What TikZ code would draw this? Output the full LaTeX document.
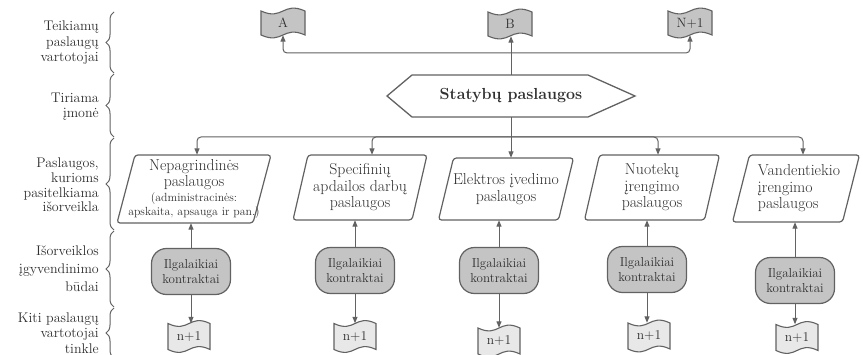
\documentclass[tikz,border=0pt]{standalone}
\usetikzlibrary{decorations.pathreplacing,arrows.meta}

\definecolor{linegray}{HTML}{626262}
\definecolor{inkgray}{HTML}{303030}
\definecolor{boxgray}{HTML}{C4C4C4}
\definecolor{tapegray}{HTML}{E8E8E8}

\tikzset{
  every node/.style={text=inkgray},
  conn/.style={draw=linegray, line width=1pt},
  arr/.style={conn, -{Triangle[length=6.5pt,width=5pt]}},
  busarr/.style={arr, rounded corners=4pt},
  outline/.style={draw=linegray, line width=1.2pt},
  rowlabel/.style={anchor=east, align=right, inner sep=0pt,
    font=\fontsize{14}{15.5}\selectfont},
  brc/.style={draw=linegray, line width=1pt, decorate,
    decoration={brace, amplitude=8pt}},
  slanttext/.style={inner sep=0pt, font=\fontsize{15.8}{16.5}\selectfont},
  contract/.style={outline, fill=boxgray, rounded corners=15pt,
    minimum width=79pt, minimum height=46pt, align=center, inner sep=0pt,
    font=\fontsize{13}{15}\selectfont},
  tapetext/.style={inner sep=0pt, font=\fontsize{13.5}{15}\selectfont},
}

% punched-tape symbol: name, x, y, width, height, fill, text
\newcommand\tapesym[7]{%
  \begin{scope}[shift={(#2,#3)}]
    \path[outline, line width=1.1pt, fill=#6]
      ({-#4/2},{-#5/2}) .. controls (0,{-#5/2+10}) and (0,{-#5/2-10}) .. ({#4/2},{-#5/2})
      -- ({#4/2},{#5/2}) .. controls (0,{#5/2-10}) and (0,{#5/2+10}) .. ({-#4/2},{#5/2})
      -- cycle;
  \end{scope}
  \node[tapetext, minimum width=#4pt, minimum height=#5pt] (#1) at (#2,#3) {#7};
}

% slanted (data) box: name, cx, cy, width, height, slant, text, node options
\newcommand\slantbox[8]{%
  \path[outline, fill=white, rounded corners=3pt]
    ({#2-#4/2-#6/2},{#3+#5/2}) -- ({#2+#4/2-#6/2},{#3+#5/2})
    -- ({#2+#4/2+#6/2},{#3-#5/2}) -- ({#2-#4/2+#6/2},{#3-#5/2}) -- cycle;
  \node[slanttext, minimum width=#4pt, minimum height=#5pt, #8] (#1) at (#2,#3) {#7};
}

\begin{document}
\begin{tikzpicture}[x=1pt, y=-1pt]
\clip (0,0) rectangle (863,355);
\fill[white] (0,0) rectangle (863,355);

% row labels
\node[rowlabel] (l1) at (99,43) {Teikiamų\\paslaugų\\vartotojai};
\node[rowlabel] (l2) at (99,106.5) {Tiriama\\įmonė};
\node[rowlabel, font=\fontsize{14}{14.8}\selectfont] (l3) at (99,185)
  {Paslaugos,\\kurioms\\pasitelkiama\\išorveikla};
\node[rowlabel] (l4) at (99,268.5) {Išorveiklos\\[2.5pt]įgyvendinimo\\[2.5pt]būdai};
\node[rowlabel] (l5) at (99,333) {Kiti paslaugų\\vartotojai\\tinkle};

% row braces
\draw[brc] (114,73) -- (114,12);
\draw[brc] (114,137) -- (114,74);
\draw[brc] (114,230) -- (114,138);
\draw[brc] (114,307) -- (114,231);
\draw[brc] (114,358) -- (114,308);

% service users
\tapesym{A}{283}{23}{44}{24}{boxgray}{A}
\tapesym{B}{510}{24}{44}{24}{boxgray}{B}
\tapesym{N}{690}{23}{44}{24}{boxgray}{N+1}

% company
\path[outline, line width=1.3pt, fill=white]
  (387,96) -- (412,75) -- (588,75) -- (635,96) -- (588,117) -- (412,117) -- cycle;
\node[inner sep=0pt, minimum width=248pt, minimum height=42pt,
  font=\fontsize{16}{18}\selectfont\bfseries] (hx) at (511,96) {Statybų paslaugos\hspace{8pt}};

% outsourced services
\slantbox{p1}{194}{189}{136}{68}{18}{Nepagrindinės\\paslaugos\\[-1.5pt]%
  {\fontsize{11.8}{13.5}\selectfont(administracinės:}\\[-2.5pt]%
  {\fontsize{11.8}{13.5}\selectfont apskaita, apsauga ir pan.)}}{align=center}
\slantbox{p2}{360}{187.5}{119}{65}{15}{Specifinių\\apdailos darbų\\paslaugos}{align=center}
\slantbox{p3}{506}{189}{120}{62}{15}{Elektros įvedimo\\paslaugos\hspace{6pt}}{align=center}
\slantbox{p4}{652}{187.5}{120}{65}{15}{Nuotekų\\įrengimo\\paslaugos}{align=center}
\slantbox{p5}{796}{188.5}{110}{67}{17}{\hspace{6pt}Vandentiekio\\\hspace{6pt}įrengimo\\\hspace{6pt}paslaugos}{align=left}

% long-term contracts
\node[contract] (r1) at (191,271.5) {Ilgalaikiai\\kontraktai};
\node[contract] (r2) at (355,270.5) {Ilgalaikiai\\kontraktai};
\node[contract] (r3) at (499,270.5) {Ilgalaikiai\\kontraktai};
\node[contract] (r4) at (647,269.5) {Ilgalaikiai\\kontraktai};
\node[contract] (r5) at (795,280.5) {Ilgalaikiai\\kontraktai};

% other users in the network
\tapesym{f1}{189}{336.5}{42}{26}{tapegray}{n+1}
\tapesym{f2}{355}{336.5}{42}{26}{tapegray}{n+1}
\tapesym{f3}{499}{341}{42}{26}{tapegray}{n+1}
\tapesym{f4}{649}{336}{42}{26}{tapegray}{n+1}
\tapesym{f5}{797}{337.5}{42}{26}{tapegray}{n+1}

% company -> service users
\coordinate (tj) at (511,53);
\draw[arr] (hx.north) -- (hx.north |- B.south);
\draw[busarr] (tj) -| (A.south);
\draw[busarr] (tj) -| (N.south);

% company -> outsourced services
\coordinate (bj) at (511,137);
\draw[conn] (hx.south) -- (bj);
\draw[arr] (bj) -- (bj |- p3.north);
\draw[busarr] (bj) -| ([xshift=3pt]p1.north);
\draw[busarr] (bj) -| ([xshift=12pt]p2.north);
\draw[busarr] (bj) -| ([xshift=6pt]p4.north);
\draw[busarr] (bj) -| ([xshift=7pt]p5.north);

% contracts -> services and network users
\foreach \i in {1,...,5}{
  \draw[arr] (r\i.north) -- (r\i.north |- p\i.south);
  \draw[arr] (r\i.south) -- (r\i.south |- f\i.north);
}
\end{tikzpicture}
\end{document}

* **The task**: Please set down each line of the data above exactly as written, without the pictures.

* **Solution to this task**:
What TikZ code would draw this? Output the full LaTeX document.
\documentclass[tikz,border=0pt]{standalone}
\usetikzlibrary{decorations.pathreplacing,arrows.meta}

\definecolor{linegray}{HTML}{626262}
\definecolor{inkgray}{HTML}{303030}
\definecolor{boxgray}{HTML}{C4C4C4}
\definecolor{tapegray}{HTML}{E8E8E8}

\tikzset{
  every node/.style={text=inkgray},
  conn/.style={draw=linegray, line width=1pt},
  arr/.style={conn, -{Triangle[length=6.5pt,width=5pt]}},
  busarr/.style={arr, rounded corners=4pt},
  outline/.style={draw=linegray, line width=1.2pt},
  rowlabel/.style={anchor=east, align=right, inner sep=0pt,
    font=\fontsize{14}{15.5}\selectfont},
  brc/.style={draw=linegray, line width=1pt, decorate,
    decoration={brace, amplitude=8pt}},
  slanttext/.style={inner sep=0pt, font=\fontsize{15.8}{16.5}\selectfont},
  contract/.style={outline, fill=boxgray, rounded corners=15pt,
    minimum width=79pt, minimum height=46pt, align=center, inner sep=0pt,
    font=\fontsize{13}{15}\selectfont},
  tapetext/.style={inner sep=0pt, font=\fontsize{13.5}{15}\selectfont},
}

% punched-tape symbol: name, x, y, width, height, fill, text
\newcommand\tapesym[7]{%
  \begin{scope}[shift={(#2,#3)}]
    \path[outline, line width=1.1pt, fill=#6]
      ({-#4/2},{-#5/2}) .. controls (0,{-#5/2+10}) and (0,{-#5/2-10}) .. ({#4/2},{-#5/2})
      -- ({#4/2},{#5/2}) .. controls (0,{#5/2-10}) and (0,{#5/2+10}) .. ({-#4/2},{#5/2})
      -- cycle;
  \end{scope}
  \node[tapetext, minimum width=#4pt, minimum height=#5pt] (#1) at (#2,#3) {#7};
}

% slanted (data) box: name, cx, cy, width, height, slant, text, node options
\newcommand\slantbox[8]{%
  \path[outline, fill=white, rounded corners=3pt]
    ({#2-#4/2-#6/2},{#3+#5/2}) -- ({#2+#4/2-#6/2},{#3+#5/2})
    -- ({#2+#4/2+#6/2},{#3-#5/2}) -- ({#2-#4/2+#6/2},{#3-#5/2}) -- cycle;
  \node[slanttext, minimum width=#4pt, minimum height=#5pt, #8] (#1) at (#2,#3) {#7};
}

\begin{document}
\begin{tikzpicture}[x=1pt, y=-1pt]
\clip (0,0) rectangle (863,355);
\fill[white] (0,0) rectangle (863,355);

% row labels
\node[rowlabel] (l1) at (99,43) {Teikiamų\\paslaugų\\vartotojai};
\node[rowlabel] (l2) at (99,106.5) {Tiriama\\įmonė};
\node[rowlabel, font=\fontsize{14}{14.8}\selectfont] (l3) at (99,185)
  {Paslaugos,\\kurioms\\pasitelkiama\\išorveikla};
\node[rowlabel] (l4) at (99,268.5) {Išorveiklos\\[2.5pt]įgyvendinimo\\[2.5pt]būdai};
\node[rowlabel] (l5) at (99,333) {Kiti paslaugų\\vartotojai\\tinkle};

% row braces
\draw[brc] (114,73) -- (114,12);
\draw[brc] (114,137) -- (114,74);
\draw[brc] (114,230) -- (114,138);
\draw[brc] (114,307) -- (114,231);
\draw[brc] (114,358) -- (114,308);

% service users
\tapesym{A}{283}{23}{44}{24}{boxgray}{A}
\tapesym{B}{510}{24}{44}{24}{boxgray}{B}
\tapesym{N}{690}{23}{44}{24}{boxgray}{N+1}

% company
\path[outline, line width=1.3pt, fill=white]
  (387,96) -- (412,75) -- (588,75) -- (635,96) -- (588,117) -- (412,117) -- cycle;
\node[inner sep=0pt, minimum width=248pt, minimum height=42pt,
  font=\fontsize{16}{18}\selectfont\bfseries] (hx) at (511,96) {Statybų paslaugos\hspace{8pt}};

% outsourced services
\slantbox{p1}{194}{189}{136}{68}{18}{Nepagrindinės\\paslaugos\\[-1.5pt]%
  {\fontsize{11.8}{13.5}\selectfont(administracinės:}\\[-2.5pt]%
  {\fontsize{11.8}{13.5}\selectfont apskaita, apsauga ir pan.)}}{align=center}
\slantbox{p2}{360}{187.5}{119}{65}{15}{Specifinių\\apdailos darbų\\paslaugos}{align=center}
\slantbox{p3}{506}{189}{120}{62}{15}{Elektros įvedimo\\paslaugos\hspace{6pt}}{align=center}
\slantbox{p4}{652}{187.5}{120}{65}{15}{Nuotekų\\įrengimo\\paslaugos}{align=center}
\slantbox{p5}{796}{188.5}{110}{67}{17}{\hspace{6pt}Vandentiekio\\\hspace{6pt}įrengimo\\\hspace{6pt}paslaugos}{align=left}

% long-term contracts
\node[contract] (r1) at (191,271.5) {Ilgalaikiai\\kontraktai};
\node[contract] (r2) at (355,270.5) {Ilgalaikiai\\kontraktai};
\node[contract] (r3) at (499,270.5) {Ilgalaikiai\\kontraktai};
\node[contract] (r4) at (647,269.5) {Ilgalaikiai\\kontraktai};
\node[contract] (r5) at (795,280.5) {Ilgalaikiai\\kontraktai};

% other users in the network
\tapesym{f1}{189}{336.5}{42}{26}{tapegray}{n+1}
\tapesym{f2}{355}{336.5}{42}{26}{tapegray}{n+1}
\tapesym{f3}{499}{341}{42}{26}{tapegray}{n+1}
\tapesym{f4}{649}{336}{42}{26}{tapegray}{n+1}
\tapesym{f5}{797}{337.5}{42}{26}{tapegray}{n+1}

% company -> service users
\coordinate (tj) at (511,53);
\draw[arr] (hx.north) -- (hx.north |- B.south);
\draw[busarr] (tj) -| (A.south);
\draw[busarr] (tj) -| (N.south);

% company -> outsourced services
\coordinate (bj) at (511,137);
\draw[conn] (hx.south) -- (bj);
\draw[arr] (bj) -- (bj |- p3.north);
\draw[busarr] (bj) -| ([xshift=3pt]p1.north);
\draw[busarr] (bj) -| ([xshift=12pt]p2.north);
\draw[busarr] (bj) -| ([xshift=6pt]p4.north);
\draw[busarr] (bj) -| ([xshift=7pt]p5.north);

% contracts -> services and network users
\foreach \i in {1,...,5}{
  \draw[arr] (r\i.north) -- (r\i.north |- p\i.south);
  \draw[arr] (r\i.south) -- (r\i.south |- f\i.north);
}
\end{tikzpicture}
\end{document}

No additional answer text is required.